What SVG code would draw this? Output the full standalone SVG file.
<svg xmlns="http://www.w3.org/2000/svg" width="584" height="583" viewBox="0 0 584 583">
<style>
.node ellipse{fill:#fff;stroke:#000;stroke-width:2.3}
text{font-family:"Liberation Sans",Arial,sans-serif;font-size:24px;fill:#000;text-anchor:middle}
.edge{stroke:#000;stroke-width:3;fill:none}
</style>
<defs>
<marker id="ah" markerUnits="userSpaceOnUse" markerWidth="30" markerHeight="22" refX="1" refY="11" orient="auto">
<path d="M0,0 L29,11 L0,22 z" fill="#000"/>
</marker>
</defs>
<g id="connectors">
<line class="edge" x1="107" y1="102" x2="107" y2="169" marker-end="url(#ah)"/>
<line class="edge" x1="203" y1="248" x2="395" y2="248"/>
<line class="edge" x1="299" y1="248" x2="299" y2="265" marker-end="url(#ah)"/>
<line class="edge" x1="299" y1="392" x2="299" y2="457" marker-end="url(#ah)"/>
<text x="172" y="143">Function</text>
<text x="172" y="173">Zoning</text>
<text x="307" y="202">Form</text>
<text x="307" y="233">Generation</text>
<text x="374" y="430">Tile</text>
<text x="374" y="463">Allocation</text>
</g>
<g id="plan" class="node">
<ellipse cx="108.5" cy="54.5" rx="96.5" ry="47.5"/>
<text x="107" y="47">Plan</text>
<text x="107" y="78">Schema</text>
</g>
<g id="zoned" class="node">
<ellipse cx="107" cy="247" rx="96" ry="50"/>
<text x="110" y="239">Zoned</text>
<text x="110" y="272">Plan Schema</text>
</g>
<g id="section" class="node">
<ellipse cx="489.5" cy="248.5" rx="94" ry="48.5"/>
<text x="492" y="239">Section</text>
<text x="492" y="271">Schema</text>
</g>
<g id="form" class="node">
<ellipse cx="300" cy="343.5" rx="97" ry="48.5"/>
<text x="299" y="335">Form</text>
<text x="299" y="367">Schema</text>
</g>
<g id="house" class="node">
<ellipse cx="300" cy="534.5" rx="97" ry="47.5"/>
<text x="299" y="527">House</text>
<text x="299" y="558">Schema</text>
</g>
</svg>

──────────

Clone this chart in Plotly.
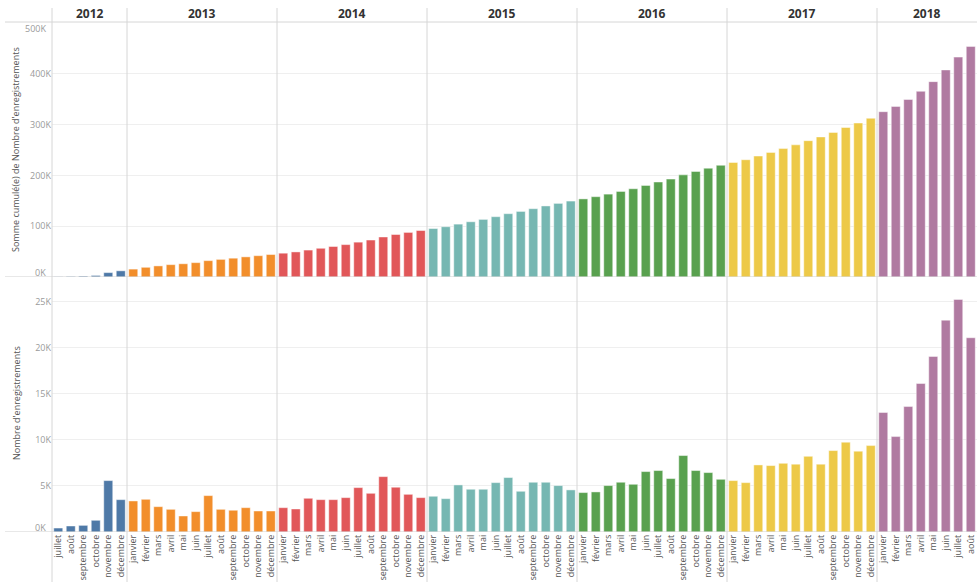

──────────

[STATED EXERCISE]: Working from the listing above, pick out every line that has "this" and copy it.

[EXERCISE OUTPUT]:
What SVG code would draw this? Output the full standalone SVG file.
Clone this chart in Plotly.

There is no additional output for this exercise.